• _Data section_

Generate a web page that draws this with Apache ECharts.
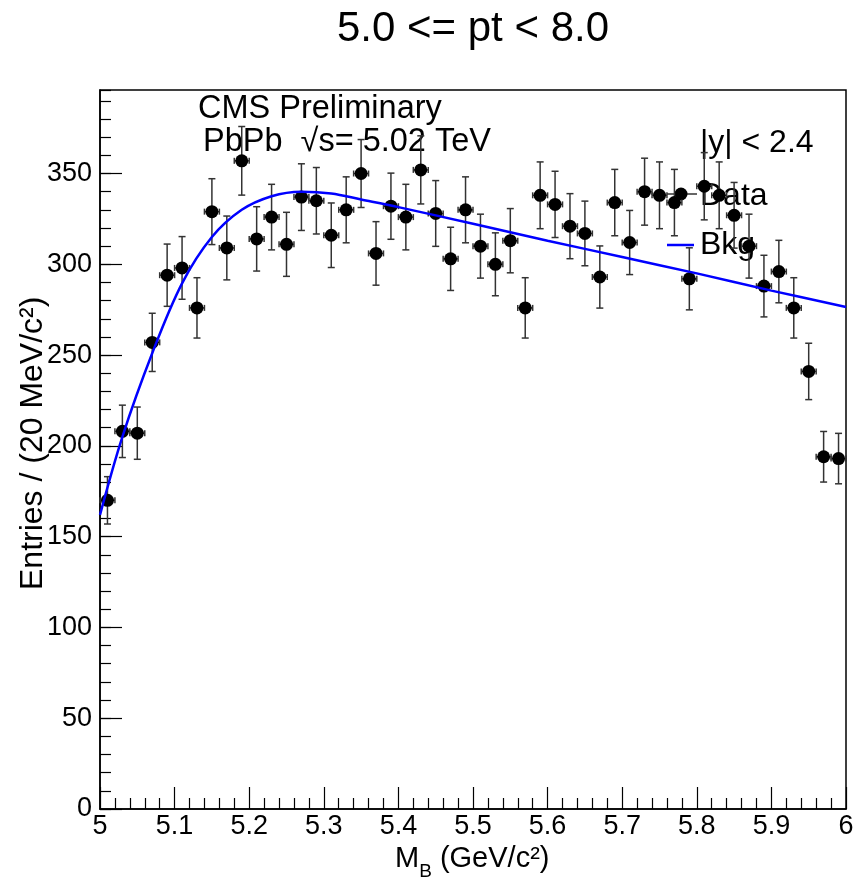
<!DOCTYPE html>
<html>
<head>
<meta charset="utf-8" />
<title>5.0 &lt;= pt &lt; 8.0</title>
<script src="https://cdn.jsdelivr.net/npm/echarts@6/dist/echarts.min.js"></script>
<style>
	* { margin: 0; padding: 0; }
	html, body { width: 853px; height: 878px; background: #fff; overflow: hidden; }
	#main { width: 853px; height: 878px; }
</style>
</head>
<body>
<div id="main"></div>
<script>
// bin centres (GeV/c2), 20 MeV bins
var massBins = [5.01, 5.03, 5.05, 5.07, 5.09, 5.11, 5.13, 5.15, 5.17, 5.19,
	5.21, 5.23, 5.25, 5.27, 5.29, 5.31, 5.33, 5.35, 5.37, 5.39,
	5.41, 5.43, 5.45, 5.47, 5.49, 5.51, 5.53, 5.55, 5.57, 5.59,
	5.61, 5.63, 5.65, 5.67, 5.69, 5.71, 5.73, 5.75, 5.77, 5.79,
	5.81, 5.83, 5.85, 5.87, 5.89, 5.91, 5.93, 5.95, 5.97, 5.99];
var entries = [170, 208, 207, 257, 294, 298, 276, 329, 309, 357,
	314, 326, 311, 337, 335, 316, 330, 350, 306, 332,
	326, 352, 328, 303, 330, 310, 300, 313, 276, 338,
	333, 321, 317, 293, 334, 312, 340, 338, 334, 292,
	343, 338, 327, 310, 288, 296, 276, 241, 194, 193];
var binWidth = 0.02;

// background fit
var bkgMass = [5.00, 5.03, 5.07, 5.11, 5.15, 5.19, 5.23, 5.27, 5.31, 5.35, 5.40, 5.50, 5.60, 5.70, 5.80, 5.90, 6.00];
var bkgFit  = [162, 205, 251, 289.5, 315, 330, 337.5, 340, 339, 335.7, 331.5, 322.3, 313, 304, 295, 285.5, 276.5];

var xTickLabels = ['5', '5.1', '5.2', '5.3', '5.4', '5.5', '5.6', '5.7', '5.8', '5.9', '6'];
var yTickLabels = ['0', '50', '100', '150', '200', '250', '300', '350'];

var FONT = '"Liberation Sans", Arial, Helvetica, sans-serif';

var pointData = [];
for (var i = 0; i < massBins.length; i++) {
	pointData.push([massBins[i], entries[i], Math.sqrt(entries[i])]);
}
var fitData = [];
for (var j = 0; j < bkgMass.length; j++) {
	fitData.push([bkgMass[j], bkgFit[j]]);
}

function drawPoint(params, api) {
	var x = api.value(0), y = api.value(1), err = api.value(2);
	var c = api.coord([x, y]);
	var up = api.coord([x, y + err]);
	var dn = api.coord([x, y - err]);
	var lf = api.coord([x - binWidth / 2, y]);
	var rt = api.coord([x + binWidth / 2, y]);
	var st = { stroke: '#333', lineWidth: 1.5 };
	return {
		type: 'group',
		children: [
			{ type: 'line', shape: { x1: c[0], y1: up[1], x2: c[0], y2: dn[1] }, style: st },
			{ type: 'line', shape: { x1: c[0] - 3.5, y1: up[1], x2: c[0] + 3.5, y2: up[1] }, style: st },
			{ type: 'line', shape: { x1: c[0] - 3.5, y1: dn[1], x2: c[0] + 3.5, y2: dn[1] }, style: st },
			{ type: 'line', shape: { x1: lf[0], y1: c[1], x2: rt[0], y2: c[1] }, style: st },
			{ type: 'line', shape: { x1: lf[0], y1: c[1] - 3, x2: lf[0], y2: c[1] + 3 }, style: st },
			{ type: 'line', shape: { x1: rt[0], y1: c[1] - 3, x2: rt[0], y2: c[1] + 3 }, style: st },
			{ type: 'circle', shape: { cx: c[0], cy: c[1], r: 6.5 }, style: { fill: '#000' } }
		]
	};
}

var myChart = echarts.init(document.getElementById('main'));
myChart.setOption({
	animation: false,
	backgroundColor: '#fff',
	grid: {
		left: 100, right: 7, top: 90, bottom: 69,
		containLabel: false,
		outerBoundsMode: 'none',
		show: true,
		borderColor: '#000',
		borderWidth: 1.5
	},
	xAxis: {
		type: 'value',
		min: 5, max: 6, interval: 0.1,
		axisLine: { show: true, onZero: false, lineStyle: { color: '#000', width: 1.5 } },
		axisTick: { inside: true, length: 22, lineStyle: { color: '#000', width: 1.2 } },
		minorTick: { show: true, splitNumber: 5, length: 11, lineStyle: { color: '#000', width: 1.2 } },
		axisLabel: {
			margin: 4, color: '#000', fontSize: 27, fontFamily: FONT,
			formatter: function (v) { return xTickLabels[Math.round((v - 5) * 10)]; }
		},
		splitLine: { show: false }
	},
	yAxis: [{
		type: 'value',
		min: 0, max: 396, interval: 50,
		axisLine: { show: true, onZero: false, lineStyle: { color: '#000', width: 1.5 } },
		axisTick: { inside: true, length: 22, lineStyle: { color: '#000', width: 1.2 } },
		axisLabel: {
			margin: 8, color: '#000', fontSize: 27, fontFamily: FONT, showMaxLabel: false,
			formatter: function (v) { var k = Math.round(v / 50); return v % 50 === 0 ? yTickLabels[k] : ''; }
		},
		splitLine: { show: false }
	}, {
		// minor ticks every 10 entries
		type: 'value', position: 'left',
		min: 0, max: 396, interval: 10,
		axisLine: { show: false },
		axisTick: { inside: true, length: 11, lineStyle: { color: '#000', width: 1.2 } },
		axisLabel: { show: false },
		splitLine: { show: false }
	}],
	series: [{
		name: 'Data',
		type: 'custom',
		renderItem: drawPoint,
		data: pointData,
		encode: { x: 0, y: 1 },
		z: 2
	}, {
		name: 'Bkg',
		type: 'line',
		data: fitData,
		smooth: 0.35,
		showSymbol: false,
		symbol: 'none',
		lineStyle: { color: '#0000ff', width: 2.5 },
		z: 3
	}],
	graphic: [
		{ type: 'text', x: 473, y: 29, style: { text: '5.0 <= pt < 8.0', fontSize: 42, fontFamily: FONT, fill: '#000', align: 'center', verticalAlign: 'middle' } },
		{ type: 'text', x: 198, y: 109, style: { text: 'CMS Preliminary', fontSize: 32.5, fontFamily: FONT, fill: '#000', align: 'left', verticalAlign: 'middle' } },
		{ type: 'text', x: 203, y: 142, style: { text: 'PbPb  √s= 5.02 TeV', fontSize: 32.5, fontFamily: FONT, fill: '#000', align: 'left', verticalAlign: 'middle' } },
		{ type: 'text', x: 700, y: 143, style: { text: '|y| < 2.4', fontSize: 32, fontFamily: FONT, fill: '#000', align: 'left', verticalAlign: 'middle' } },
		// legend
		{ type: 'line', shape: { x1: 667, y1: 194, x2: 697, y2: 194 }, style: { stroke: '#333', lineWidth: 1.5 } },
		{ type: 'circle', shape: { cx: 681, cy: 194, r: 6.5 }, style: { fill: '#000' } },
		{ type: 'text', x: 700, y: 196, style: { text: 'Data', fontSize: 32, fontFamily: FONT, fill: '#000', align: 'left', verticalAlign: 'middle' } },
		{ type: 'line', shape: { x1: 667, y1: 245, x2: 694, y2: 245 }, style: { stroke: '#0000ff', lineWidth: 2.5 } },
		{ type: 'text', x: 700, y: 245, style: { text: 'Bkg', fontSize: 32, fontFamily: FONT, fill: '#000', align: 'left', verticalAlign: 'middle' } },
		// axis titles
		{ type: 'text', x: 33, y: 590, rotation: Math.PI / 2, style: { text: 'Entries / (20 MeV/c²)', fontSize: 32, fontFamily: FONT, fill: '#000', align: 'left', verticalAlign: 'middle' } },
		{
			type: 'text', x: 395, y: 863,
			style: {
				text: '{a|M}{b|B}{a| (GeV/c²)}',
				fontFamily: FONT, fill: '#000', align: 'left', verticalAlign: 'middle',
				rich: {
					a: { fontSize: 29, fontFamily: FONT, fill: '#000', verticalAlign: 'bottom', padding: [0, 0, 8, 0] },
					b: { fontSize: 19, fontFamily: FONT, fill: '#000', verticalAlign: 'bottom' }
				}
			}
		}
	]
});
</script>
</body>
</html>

• _What you are asked to do_
Write down every line from the opening of the listing to the line with "var binWidth = 0.02;", both included, and nothing else; the pictures are omitted.

• _Completed task_
Generate a web page that draws this with Apache ECharts.
<!DOCTYPE html>
<html>
<head>
<meta charset="utf-8" />
<title>5.0 &lt;= pt &lt; 8.0</title>
<script src="https://cdn.jsdelivr.net/npm/echarts@6/dist/echarts.min.js"></script>
<style>
	* { margin: 0; padding: 0; }
	html, body { width: 853px; height: 878px; background: #fff; overflow: hidden; }
	#main { width: 853px; height: 878px; }
</style>
</head>
<body>
<div id="main"></div>
<script>
// bin centres (GeV/c2), 20 MeV bins
var massBins = [5.01, 5.03, 5.05, 5.07, 5.09, 5.11, 5.13, 5.15, 5.17, 5.19,
	5.21, 5.23, 5.25, 5.27, 5.29, 5.31, 5.33, 5.35, 5.37, 5.39,
	5.41, 5.43, 5.45, 5.47, 5.49, 5.51, 5.53, 5.55, 5.57, 5.59,
	5.61, 5.63, 5.65, 5.67, 5.69, 5.71, 5.73, 5.75, 5.77, 5.79,
	5.81, 5.83, 5.85, 5.87, 5.89, 5.91, 5.93, 5.95, 5.97, 5.99];
var entries = [170, 208, 207, 257, 294, 298, 276, 329, 309, 357,
	314, 326, 311, 337, 335, 316, 330, 350, 306, 332,
	326, 352, 328, 303, 330, 310, 300, 313, 276, 338,
	333, 321, 317, 293, 334, 312, 340, 338, 334, 292,
	343, 338, 327, 310, 288, 296, 276, 241, 194, 193];
var binWidth = 0.02;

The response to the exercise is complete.